* _INSTRUCTIONS TO FOLLOW_: Set down only those lines that fall from the line containing "Clone this chart in seaborn and matplotlib." through the line containing "import pandas as pd", unchanged and without pictures.

* _RECORDS TO PROCESS_:
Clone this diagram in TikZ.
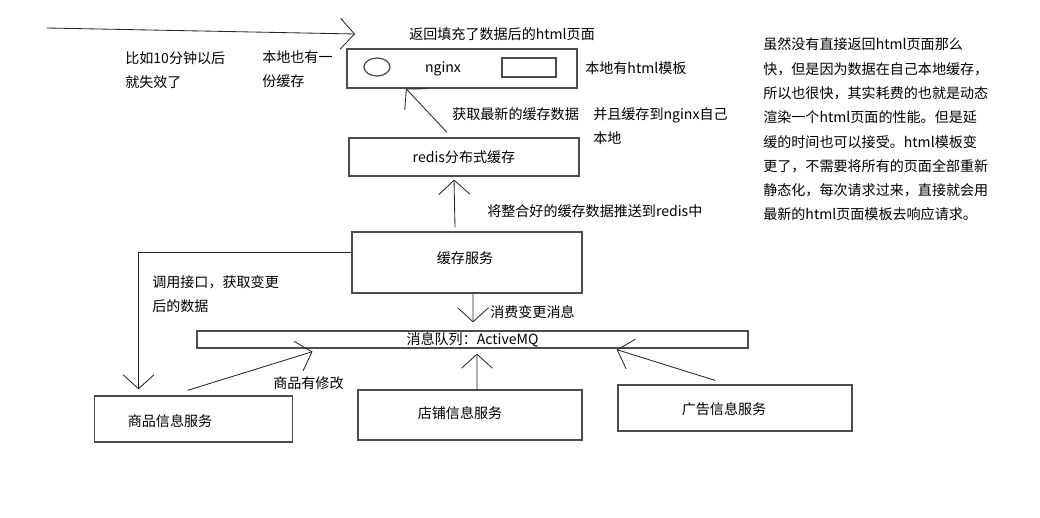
\documentclass[tikz,border=0pt]{standalone}
\usepackage{fontspec}
\newfontfamily\cjk{Noto Sans CJK SC}
\usetikzlibrary{arrows.meta,calc,shapes.geometric}

\tikzset{
  box/.style={draw=black!70, line width=0.9pt, inner sep=0pt},
  note/.style={font=\cjk\fontsize{10}{17}\selectfont, align=left, inner sep=0pt, anchor=west},
  arr/.style={draw=black!85, line width=0.6pt, -{Straight Barb[length=10pt,width=22pt]}},
}

\begin{document}
\begin{tikzpicture}[x=0.025cm,y=-0.025cm]
  \useasboundingbox (0,0) rectangle (1040,518);

  % top row: nginx
  \node[box, minimum width=5.75cm, minimum height=0.975cm] (nginx) at (462,68.5) {};
  \node[box, ellipse, minimum width=0.65cm, minimum height=0.45cm] (localmark) at (377,67) {};
  \node[box, minimum width=1.35cm, minimum height=0.475cm] (tplmark) at (529,67.5) {};
  \node[note, anchor=center] (nginxtxt) at (443,69) {nginx};

  % redis and cache service
  \node[box, minimum width=5.75cm, minimum height=0.95cm, font=\cjk\fontsize{10}{12}\selectfont] (redis) at (464,157) {redis分布式缓存};
  \node[box, minimum width=5.75cm, minimum height=1.525cm] (cache) at (467,262.5) {};
  \node[note, anchor=center] (cachetxt) at (465,258) {缓存服务};

  % message queue
  \node[box, minimum width=13.775cm, minimum height=0.425cm, font=\cjk\fontsize{10}{12}\selectfont] (mq) at (472.5,339.5) {消息队列：ActiveMQ};

  % services at the bottom
  \node[box, minimum width=4.95cm, minimum height=1.15cm] (goods) at (193.5,419) {};
  \node[note, anchor=center] (goodstxt) at (170,421) {商品信息服务};
  \node[box, minimum width=5.6cm, minimum height=1.25cm] (shop) at (470,415) {};
  \node[note, anchor=center] (shoptxt) at (460,413) {店铺信息服务};
  \node[box, minimum width=5.85cm, minimum height=1.15cm] (ad) at (735,408) {};
  \node[note, anchor=center] (adtxt) at (724,409) {广告信息服务};

  % texts
  \node[note] (backtxt) at (409,34) {返回填充了数据后的html页面};
  \node[note] (expire) at (125,70.5) {比如10分钟以后\\就失效了};
  \node[note] (localcopy) at (262,69) {本地也有一\\份缓存};
  \node[note] (tpltxt) at (585,68) {本地有html模板};
  \node[note] (fetch) at (452,114) {获取最新的缓存数据};
  \node[note] (store) at (593,126.5) {并且缓存到nginx自己\\本地};
  \node[note] (push) at (487,211) {将整合好的缓存数据推送到redis中};
  \node[note] (consume) at (490,312) {消费变更消息};
  \node[note] (callapi) at (152,294.5) {调用接口，获取变更\\后的数据};
  \node[note] (changed) at (273,383) {商品有修改};
  \node[note, font=\cjk\fontsize{10}{17.3}\selectfont] (remark) at (763,129.5) {虽然没有直接返回html页面那么\\
快，但是因为数据在自己本地缓存，\\
所以也很快，其实耗费的也就是动态\\
渲染一个html页面的性能。但是延\\
缓的时间也可以接受。html模板变\\
更了，不需要将所有的页面全部重新\\
静态化，每次请求过来，直接就会用\\
最新的html页面模板去响应请求。};

  % connectors
  \coordinate (req) at (47,28);
  \coordinate (reqend) at (355,34);
  \draw[arr] (req) -- (reqend);
  \draw[arr] ($(redis.north)+(-17,-5)$) -- ($(nginx.south)+(-56,0)$);
  \draw[arr] ($(cache.north)+(-12,-4)$) -- ($(redis.south)+(-10,3)$);
  \draw[arr] ($(cache.south)+(6,0)$) -- ($(mq.north)+(0.5,-8)$);
  \draw[arr] ($(cache.west)+(0,-10)$) -| ($(goods.north)+(-55,-6)$);
  \draw[arr] ($(goods.north)+(-6,-5)$) -- ($(mq.south)+(-160,3)$);
  \draw[arr] ($(shop.north)+(7,0)$) -- ($(mq.south)+(4.5,5)$);
  \draw[arr] ($(ad.north)+(-20,-4)$) -- ($(mq.south east)+(-132,1)$);
\end{tikzpicture}
\end{document}
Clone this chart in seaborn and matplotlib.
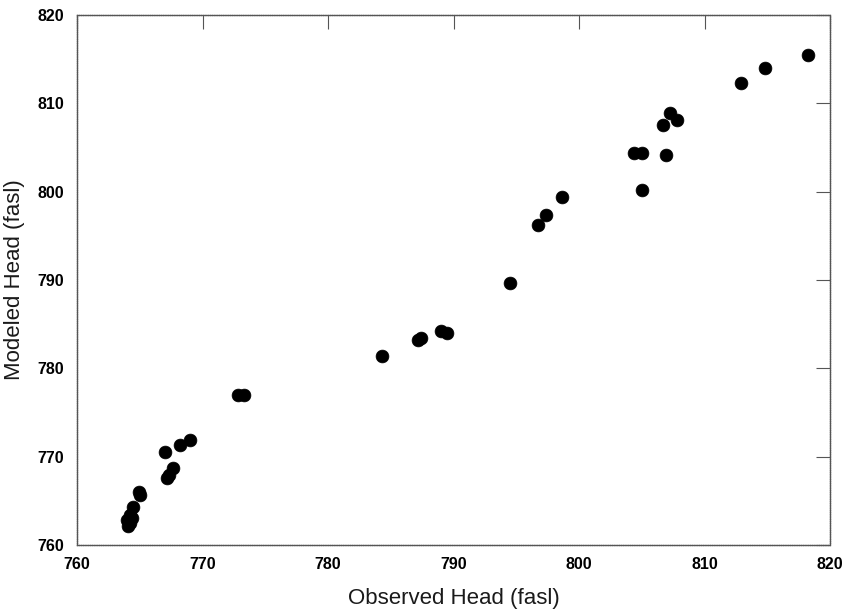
import matplotlib
matplotlib.use("Agg")
import matplotlib.pyplot as plt
import seaborn as sns
import pandas as pd

observed = [818.2, 814.8, 812.9, 807.25, 807.8, 806.7, 804.4, 805.0, 806.9, 805.0,
            798.6, 797.4, 796.7, 794.5, 789.0, 789.5, 787.2, 787.4, 784.3, 772.8, 773.3,
            769.0, 768.2, 767.0, 767.65, 767.3, 767.2, 764.9, 765.0, 764.5, 764.2, 764.0,
            764.2, 764.1, 764.4]
modeled = [815.5, 814.0, 812.3, 808.9, 808.1, 807.5, 804.4, 804.4, 804.2, 800.2,
           799.4, 797.4, 796.2, 789.7, 784.2, 784.0, 783.2, 783.4, 781.4, 777.0, 777.0,
           771.9, 771.3, 770.5, 768.7, 767.9, 767.6, 766.0, 765.7, 764.3, 763.4, 762.8,
           762.5, 762.2, 763.0]

df = pd.DataFrame({"Observed": observed, "Modeled": modeled})

sns.set_theme(style="white")
plt.rcParams['font.family'] = ['Liberation Sans', 'DejaVu Sans']

fig = plt.figure(figsize=(8.48, 6.14), dpi=100)
ax = fig.add_axes([0.0908, 0.1124, 0.8882, 0.8632])

sns.scatterplot(data=df, x="Observed", y="Modeled", ax=ax, s=85, color="black",
                edgecolor="black", linewidth=0.5)

ax.set_xlim(760, 820)
ax.set_ylim(760, 820)
ax.set_xticks(range(760, 821, 10))
ax.set_yticks(range(760, 821, 10))
ax.tick_params(direction="in", length=10, width=0.8, color="#555555",
               top=True, right=True, labelsize=11.5, pad=9, labelcolor="black")
for lab in ax.get_xticklabels() + ax.get_yticklabels():
    lab.set_fontweight("bold")
for sp in ax.spines.values():
    sp.set_color("#555555")
    sp.set_linewidth(1.0)
    sp.set_linestyle((0, (1, 0.6)))

ax.set_xlabel("Observed Head (fasl)", fontsize=16, labelpad=11, color="#1a1a1a")
ax.set_ylabel("Modeled Head (fasl)", fontsize=16, labelpad=9, color="#1a1a1a")

fig.savefig("out.png", dpi=100)
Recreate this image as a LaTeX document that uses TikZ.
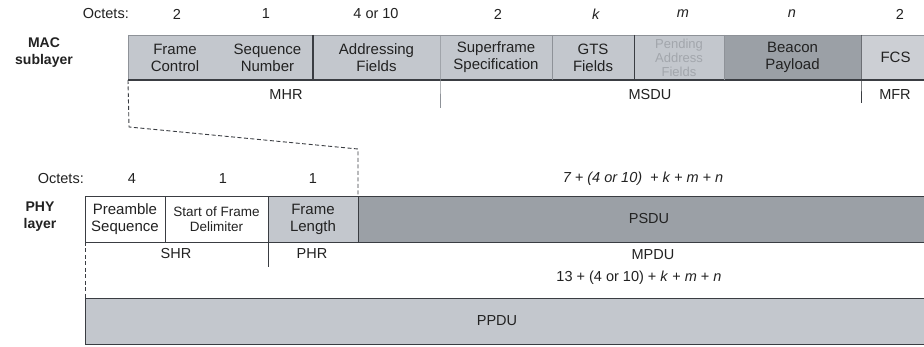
\documentclass[tikz,border=0pt]{standalone}
\usepackage{fontspec}
\setmainfont{Liberation Sans}
\usetikzlibrary{calc}
\definecolor{lightcell}{HTML}{C3C7CD}
\definecolor{darkcell}{HTML}{9BA0A6}
\definecolor{edge}{HTML}{3A3D42}
\definecolor{softedge}{HTML}{8E9298}
\definecolor{faded}{HTML}{A2A6AC}
\definecolor{ink}{HTML}{222222}
\begin{document}
\begin{tikzpicture}[x=1pt,y=-1pt,
  cell/.style={inner sep=0pt, outer sep=0pt, align=center, font=\fontsize{15}{17}\selectfont, text=ink},
  lbl/.style={inner sep=0pt, font=\fontsize{14.5}{17}\selectfont, text=ink},
  layerlbl/.style={inner sep=0pt, align=center, font=\fontsize{14}{17}\bfseries\selectfont, text=ink},
  phycell/.style={cell, draw=edge, line width=0.9pt},
  dashline/.style={edge, line width=0.9pt, dash pattern=on 4pt off 2.5pt},
  hardline/.style={edge, line width=1pt},
  softline/.style={softedge, line width=0.7pt}]
\clip (0,0) rectangle (924,347);
\fill[white] (0,0) rectangle (924,347);

% ---------- MAC sublayer ----------
\node[lbl, anchor=east] (oct1) at (129,14) {Octets:};
\node[lbl] (o1) at (177,14) {2};
\node[lbl] (o2) at (266,14) {1};
\node[lbl] (o3) at (376,14) {4 or 10};
\node[lbl] (o4) at (498,14) {2};
\node[lbl] (o5) at (596,14) {\textit{k}};
\node[lbl] (o6) at (683,14) {\textit{m}};
\node[lbl] (o7) at (792,14) {\textit{n}};
\node[lbl] (o8) at (900,14) {2};

\node[layerlbl] (mac) at (44,53) {MAC\\sublayer};

\node[cell, fill=lightcell, minimum width=94pt, minimum height=45pt] (fc) at (175,57.5) {Frame\\Control};
\node[cell, fill=lightcell, minimum width=91pt, minimum height=45pt] (sn) at (267.5,57.5) {Sequence\\Number};
\node[cell, fill=lightcell, minimum width=127pt, minimum height=45pt] (ad) at (376.5,57.5) {Addressing\\Fields};
\node[cell, fill=lightcell, minimum width=112pt, minimum height=45pt] (sf) at (496,57.5) {Superframe\\Specification};
\node[cell, fill=lightcell, minimum width=82pt, minimum height=45pt] (gts) at (593,57.5) {GTS\\Fields};
\node[cell, fill=lightcell, minimum width=90pt, minimum height=45pt, text=faded, font=\fontsize{13}{14}\selectfont] (pa) at (679,57.5) {Pending\\Address\\Fields};
\node[cell, fill=darkcell, minimum width=137pt, minimum height=45pt] (bp) at (792.5,57.5) {Beacon\\Payload};
\node[cell, fill=lightcell!85!white, minimum width=69pt, minimum height=45pt] (fcs) at (895.5,57.5) {FCS};

\coordinate (mhrend) at (440,108);
\coordinate (mfrend) at (861,103);
\draw[softline, line width=0.5pt] (fc.north west) -- (fcs.north east);
\draw[softline, line width=0.5pt] (fc.north west) -- (fc.south west);
\draw[hardline, line width=1.1pt] (fc.south west) -- (fcs.south east);
\draw[hardline, line width=1.6pt] (ad.north west) -- (ad.south west);
\draw[softline, line width=1pt] (sf.north west) -- (sf.south west) -- (mhrend);
\draw[softline] (gts.north west) -- (gts.south west);
\draw[hardline] (pa.north west) -- (pa.south west);
\draw[softline, line width=0.4pt] (bp.north west) -- (bp.south west);
\draw[hardline] (fcs.north west) -- (fcs.south west) -- (mfrend);

\node[lbl] (mhr) at (286,95) {MHR};
\node[lbl] (msdu) at (650,95) {MSDU};
\node[lbl] (mfr) at (895,95) {MFR};

% ---------- PHY layer ----------
\node[lbl, anchor=east] (oct2) at (84,179) {Octets:};
\node[lbl] (p1) at (132,179) {4};
\node[lbl] (p2) at (223,179) {1};
\node[lbl] (p3) at (313,179) {1};
\node[lbl] (psdulen) at (643,179) {\textit{7 + (4 or 10)\ \ + k + m + n}};

\node[layerlbl] (phy) at (40,217) {PHY\\layer};

\node[phycell, fill=white, minimum width=80pt, minimum height=46pt] (ps) at (125,219) {Preamble\\Sequence};
\node[phycell, fill=white, minimum width=103pt, minimum height=46pt, font=\fontsize{13.5}{15}\selectfont] (sfd) at (216.5,219) {Start of Frame\\Delimiter};
\node[phycell, fill=lightcell, minimum width=90pt, minimum height=46pt] (fl) at (313,219) {Frame\\Length};
\node[phycell, fill=darkcell, minimum width=572pt, minimum height=46pt] (psdu) at (644,219) {};
\node[lbl] (psdul) at (649,219) {PSDU};

\coordinate (d1) at (129,127);
\coordinate (d2) at (358,149);
\draw[dashline] (fc.south west) -- (d1) -- (d2) -- (fl.north east);

\coordinate (phrend) at (268,267);
\draw[hardline, line width=0.9pt] (fl.south west) -- (phrend);
\node[lbl] (shr) at (176,254) {SHR};
\node[lbl] (phr) at (312,254) {PHR};
\node[lbl] (mpdu) at (653,255) {MPDU};
\node[lbl] (mpdulen) at (639,278) {13 + (4 or 10) + \textit{k} + \textit{m} + \textit{n}};

\node[phycell, fill=lightcell, minimum width=845pt, minimum height=46pt] (ppdu) at (507.5,321) {};
\node[lbl] (ppdul) at (497,321) {PPDU};
\draw[dashline] (ps.south west) -- (ppdu.north west);
\end{tikzpicture}
\end{document}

* _ANSWER TO THE EXERCISE_:
Clone this chart in seaborn and matplotlib.
import matplotlib
matplotlib.use("Agg")
import matplotlib.pyplot as plt
import seaborn as sns
import pandas as pd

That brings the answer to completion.